Many of the grassroots folks I met in 2003 are still in Iraq. Many have hunches, suggestions and the hidden ingredients of courage to create the fabric for hope filled programs. Like people who live with an eye to the future everywhere, they have long practised reaching across lines into the neighbourhoods of others where the stuff of negotiations begin, sometimes with great fanfare and sometimes with little notice.
The occupation tore Iraq apart. Iraqi people will have to put their own country together again. It is going to be hard and it will help for them to have friends who cheer them on instead of enemies who do not respect their borders. They don’t need friends who force their leaders to have instantaneous responses to the election cycles of distant lands. They need friends who understand the power of space, space to create an envelope for hope which is the prerequisite of reconciliation, space to fail and space to succeed. They need friends who understand that boundaries create the possibilities for real friendship. It is a huge challenge to do something about those who destroyed their boundaries and thereby allowed the demons of human character to become visible where they were not present before.
Viewed from this perspective, the decision this week by the Iraqi government to ban Blackwater, a leading U. S. security contractor in Iraq may be encouraging. Blackwater with 1000 employees in Iraq was involved in a Baghdad shoot out that killed at least nine people. The firm response of the Iraqi government reflects a hardening of positions about mercenary foreign fighters regardless of where they come from. In 2004 Blackwater employees became famous when four of their foreign contractors were hung from a bridge in Fallujah by a crowd of local people.

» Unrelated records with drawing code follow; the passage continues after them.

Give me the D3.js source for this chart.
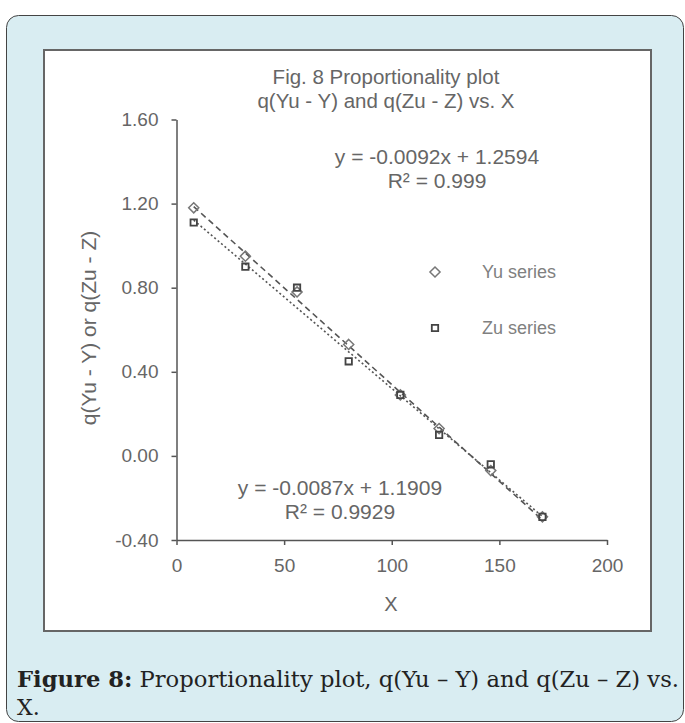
<!DOCTYPE html>
<html>
<head>
<meta charset="utf-8">
<script src="https://cdn.jsdelivr.net/npm/d3@7"></script>
<style>
  html, body { margin: 0; padding: 0; background: #fff; }
</style>
</head>
<body>
<div id="chart"></div>
<script>
// data
const xVals = [8, 32, 56, 80, 104, 122, 146, 170];
const yuVals = [1.18, 0.95, 0.78, 0.53, 0.29, 0.13, -0.07, -0.29];
const zuVals = [1.11, 0.90, 0.80, 0.45, 0.29, 0.10, -0.04, -0.29];
const seriesNames = ["Yu series", "Zu series"];
const trendSlope = [-0.0092, -0.0087];
const trendIntercept = [1.2594, 1.1909];
const trendLabels = [["y = -0.0092x + 1.2594", "R\u00b2 = 0.999"], ["y = -0.0087x + 1.1909", "R\u00b2 = 0.9929"]];
const xTicks = [0, 50, 100, 150, 200];
const yTicks = [-0.4, 0, 0.4, 0.8, 1.2, 1.6];

const W = 685, H = 723;
const textColor = "#666";
const font = "'Liberation Sans', Arial, sans-serif";

const svg = d3.select("#chart").append("svg")
    .attr("width", W)
    .attr("height", H);

// outer caption panel
svg.append("rect")
    .attr("x", 6.5).attr("y", 15.5)
    .attr("width", 677).attr("height", 706)
    .attr("rx", 12)
    .attr("fill", "#d9edf2")
    .attr("stroke", "#444")
    .attr("stroke-width", 1);

// white chart box
svg.append("rect")
    .attr("x", 44).attr("y", 50)
    .attr("width", 607).attr("height", 581)
    .attr("fill", "#fff")
    .attr("stroke", "#666")
    .attr("stroke-width", 2);

const x = d3.scaleLinear().domain([0, 200]).range([176.5, 607]);
const y = d3.scaleLinear().domain([-0.4, 1.6]).range([540, 119.5]);

// excel style: plain hyphen for negatives
const fmtY = d => d3.format(".2f")(d).replace("\u2212", "-");

const yAxis = svg.append("g")
    .attr("transform", `translate(${x(0)},0)`)
    .call(d3.axisLeft(y).tickValues(yTicks).tickFormat(fmtY).tickSize(5).tickSizeOuter(0).tickPadding(13));

const xAxis = svg.append("g")
    .attr("transform", `translate(0,${y(-0.4)})`)
    .call(d3.axisBottom(x).tickValues(xTicks).tickSize(5).tickSizeOuter(0).tickPadding(14));

[xAxis, yAxis].forEach(g => {
    g.select(".domain").attr("stroke", "#555").attr("stroke-width", 1.5);
    g.selectAll(".tick line").attr("stroke", "#555").attr("stroke-width", 1.5);
    g.selectAll(".tick text")
        .attr("fill", textColor)
        .style("font-family", font)
        .style("font-size", "19px");
});

// trendlines, drawn over the range of the data like excel does
const xMin = d3.min(xVals), xMax = d3.max(xVals);
const dashes = ["6,4", "2,2.5"];
trendSlope.forEach((m, i) => {
    svg.append("line")
        .attr("x1", x(xMin)).attr("y1", y(m * xMin + trendIntercept[i]))
        .attr("x2", x(xMax)).attr("y2", y(m * xMax + trendIntercept[i]))
        .attr("stroke", "#555")
        .attr("stroke-width", 1.6)
        .attr("stroke-dasharray", dashes[i]);
});

// markers
const diamond = d3.symbol().type(d3.symbolDiamond2).size(65);
const square = d3.symbol().type(d3.symbolSquare2).size(52);

svg.append("g").selectAll("path")
    .data(xVals.map((d, i) => [d, yuVals[i]]))
    .join("path")
    .attr("d", diamond)
    .attr("transform", d => `translate(${x(d[0])},${y(d[1])})`)
    .attr("fill", "none")
    .attr("stroke", "#777")
    .attr("stroke-width", 1.5);

svg.append("g").selectAll("path")
    .data(xVals.map((d, i) => [d, zuVals[i]]))
    .join("path")
    .attr("d", square)
    .attr("transform", d => `translate(${x(d[0])},${y(d[1])})`)
    .attr("fill", "none")
    .attr("stroke", "#444")
    .attr("stroke-width", 1.8);

function label(tx, ty, str, size, anchor, fill) {
    return svg.append("text")
        .attr("x", tx).attr("y", ty)
        .attr("dy", "0.35em")
        .attr("text-anchor", anchor || "middle")
        .attr("fill", fill || textColor)
        .style("font-family", font)
        .style("font-size", size + "px")
        .text(str);
}

// title
label(386, 77, "Fig. 8 Proportionality plot", 20.5);
label(386, 101, "q(Yu - Y) and q(Zu - Z) vs. X", 20.5);

// trend equations
label(437, 157, trendLabels[0][0], 21);
label(437, 181, trendLabels[0][1], 21);
label(340, 488, trendLabels[1][0], 21);
label(340, 512, trendLabels[1][1], 21);

// axis titles
label(391, 604, "X", 20);
svg.append("text")
    .attr("transform", "translate(89,328) rotate(-90)")
    .attr("dy", "0.35em")
    .attr("text-anchor", "middle")
    .attr("fill", textColor)
    .style("font-family", font)
    .style("font-size", "21px")
    .text("q(Yu - Y) or q(Zu - Z)");

// legend
svg.append("path").attr("d", diamond)
    .attr("transform", "translate(435,272)")
    .attr("fill", "none").attr("stroke", "#777").attr("stroke-width", 1.5);
svg.append("path").attr("d", square)
    .attr("transform", "translate(435,328)")
    .attr("fill", "none").attr("stroke", "#444").attr("stroke-width", 1.8);
label(482, 272, seriesNames[0], 18, "start", "#808080");
label(482, 328, seriesNames[1], 18, "start", "#808080");

// caption
const capFont = "'DejaVu Serif', 'Liberation Serif', serif";
const cap = svg.append("text")
    .attr("x", 17).attr("y", 687)
    .attr("fill", "#222")
    .style("font-family", capFont)
    .style("font-size", "22px");
cap.append("tspan").attr("font-weight", "bold").text("Figure 8:");
cap.append("tspan").text(" Proportionality plot, q(Yu \u2013 Y) and q(Zu \u2013 Z) vs.");
cap.attr("textLength", 662).attr("lengthAdjust", "spacingAndGlyphs");

svg.append("text")
    .attr("x", 17).attr("y", 715)
    .attr("fill", "#222")
    .style("font-family", capFont)
    .style("font-size", "22px")
    .text("X.");
</script>
</body>
</html>
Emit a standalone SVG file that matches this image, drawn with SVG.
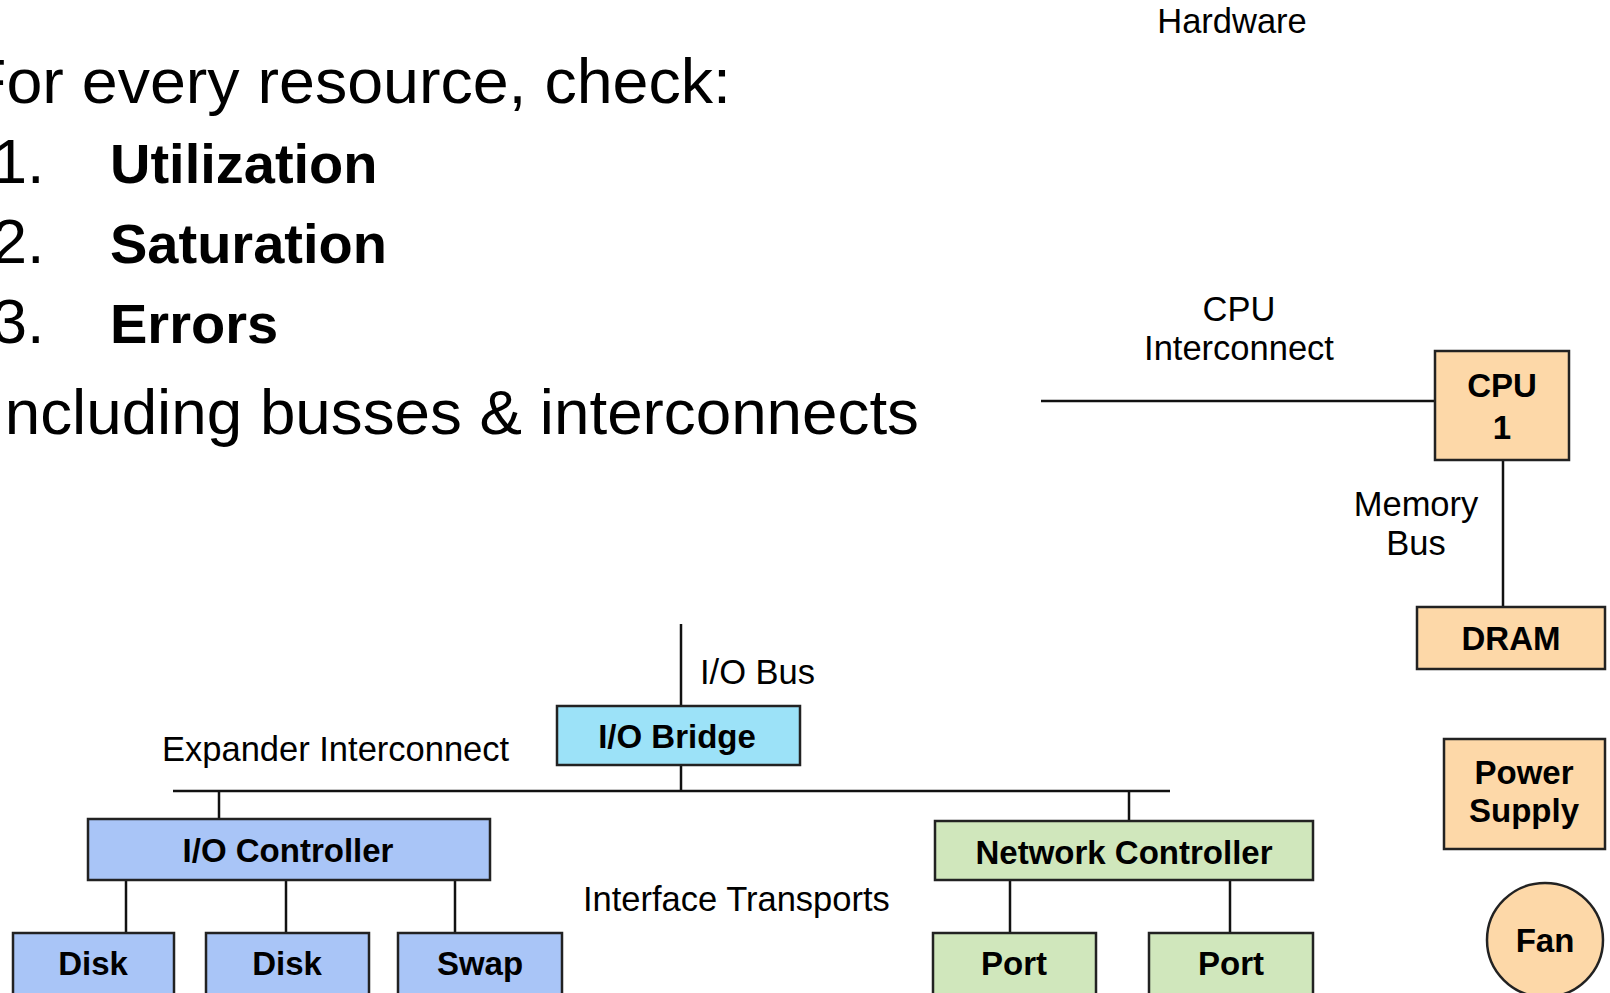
<svg xmlns="http://www.w3.org/2000/svg" width="1610" height="993" viewBox="0 0 1610 993">
<style>
text{font-family:"Liberation Sans",Arial,sans-serif;fill:#000}
.big{font-size:63px}
.bold{font-size:56px;font-weight:bold}
.lbl{font-size:34.5px}
.nt{font-size:33px;font-weight:bold;text-anchor:middle}
.box{stroke:#222;stroke-width:2.5}
.or{fill:#FDD8A8}.bl{fill:#A9C5F7}.cy{fill:#9CE2F8}.gr{fill:#D0E7BC}
.con line{stroke:#111;stroke-width:2.5}
</style>
<g id="bullets">
<text class="big" x="-33" y="103" textLength="764" lengthAdjust="spacingAndGlyphs">For every resource, check:</text>
<text class="big" x="-8" y="183">1.</text><text class="bold" x="110" y="183">Utilization</text>
<text class="big" x="-8" y="263">2.</text><text class="bold" x="110" y="263">Saturation</text>
<text class="big" x="-8" y="343">3.</text><text class="bold" x="110" y="343">Errors</text>
<text class="big" x="-13" y="434" textLength="932" lengthAdjust="spacingAndGlyphs">Including busses &amp; interconnects</text>
</g>
<g id="labels">
<text class="lbl" x="1232" y="33" text-anchor="middle">Hardware</text>
<text class="lbl" x="1239" y="321" text-anchor="middle">CPU</text>
<text class="lbl" x="1239" y="360" text-anchor="middle">Interconnect</text>
<text class="lbl" x="1416" y="516" text-anchor="middle">Memory</text>
<text class="lbl" x="1416" y="555" text-anchor="middle">Bus</text>
<text class="lbl" x="700" y="684">I/O Bus</text>
<text class="lbl" x="162" y="761">Expander Interconnect</text>
<text class="lbl" x="583" y="911">Interface Transports</text>
</g>
<g class="con" id="connectors">
<line x1="1041" y1="401" x2="1435" y2="401"/>
<line x1="1503" y1="460" x2="1503" y2="607"/>
<line x1="681" y1="624" x2="681" y2="706"/>
<line x1="681" y1="765" x2="681" y2="791"/>
<line x1="173" y1="791" x2="1170" y2="791"/>
<line x1="219" y1="791" x2="219" y2="819"/>
<line x1="1129" y1="791" x2="1129" y2="821"/>
<line x1="126" y1="880" x2="126" y2="933"/>
<line x1="286" y1="880" x2="286" y2="933"/>
<line x1="455" y1="880" x2="455" y2="933"/>
<line x1="1010" y1="880" x2="1010" y2="933"/>
<line x1="1230" y1="880" x2="1230" y2="933"/>
</g>
<g id="cpu"><rect class="box or" x="1435" y="351" width="134" height="109"/><text class="nt" x="1502" y="397">CPU</text><text class="nt" x="1502" y="439">1</text></g>
<g id="dram"><rect class="box or" x="1417" y="607" width="188" height="62"/><text class="nt" x="1511" y="650">DRAM</text></g>
<g id="power"><rect class="box or" x="1444" y="739" width="161" height="110"/><text class="nt" x="1524" y="784">Power</text><text class="nt" x="1524" y="822">Supply</text></g>
<g id="fan"><ellipse class="box or" cx="1545" cy="940" rx="58" ry="57"/><text class="nt" x="1545" y="952">Fan</text></g>
<g id="iobridge"><rect class="box cy" x="557" y="706" width="243" height="59"/><text class="nt" x="677" y="748">I/O Bridge</text></g>
<g id="iocontroller"><rect class="box bl" x="88" y="819" width="402" height="61"/><text class="nt" x="288" y="862">I/O Controller</text></g>
<g id="disk1"><rect class="box bl" x="13" y="933" width="161" height="62"/><text class="nt" x="93" y="975">Disk</text></g>
<g id="disk2"><rect class="box bl" x="206" y="933" width="163" height="62"/><text class="nt" x="287" y="975">Disk</text></g>
<g id="swap"><rect class="box bl" x="398" y="933" width="164" height="62"/><text class="nt" x="480" y="975">Swap</text></g>
<g id="netctl"><rect class="box gr" x="935" y="821" width="378" height="59"/><text class="nt" x="1124" y="864">Network Controller</text></g>
<g id="port1"><rect class="box gr" x="933" y="933" width="163" height="62"/><text class="nt" x="1014" y="975">Port</text></g>
<g id="port2"><rect class="box gr" x="1149" y="933" width="164" height="62"/><text class="nt" x="1231" y="975">Port</text></g>
</svg>
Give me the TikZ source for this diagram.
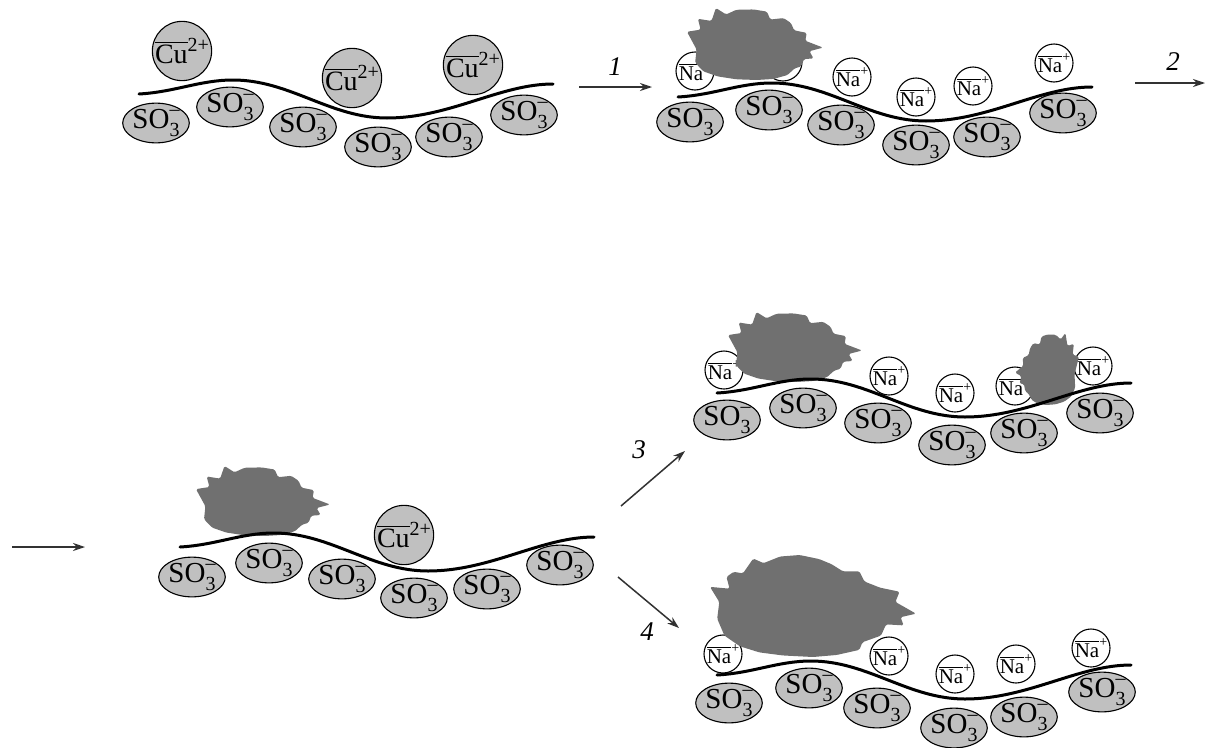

I have lost confidence in any possibility that Americans will make things come out according to their right prescription for democracy but I do take hope from the folks I worked with, laughed with, planned with in 2003 and 2004. I know them to be people like the poet Robert Frost, who understand the importance of borders, “Good fences make good neighbours.”
Some of them are now dead. Many have lost family members. Some have been forced to flee to safety beyond Iraq’s borders. Some have stayed. And, they can be depended upon to try to do the right thing. They know that their lives and common recovery reaches beyond blame into the world where humans recognize the hopes in one another.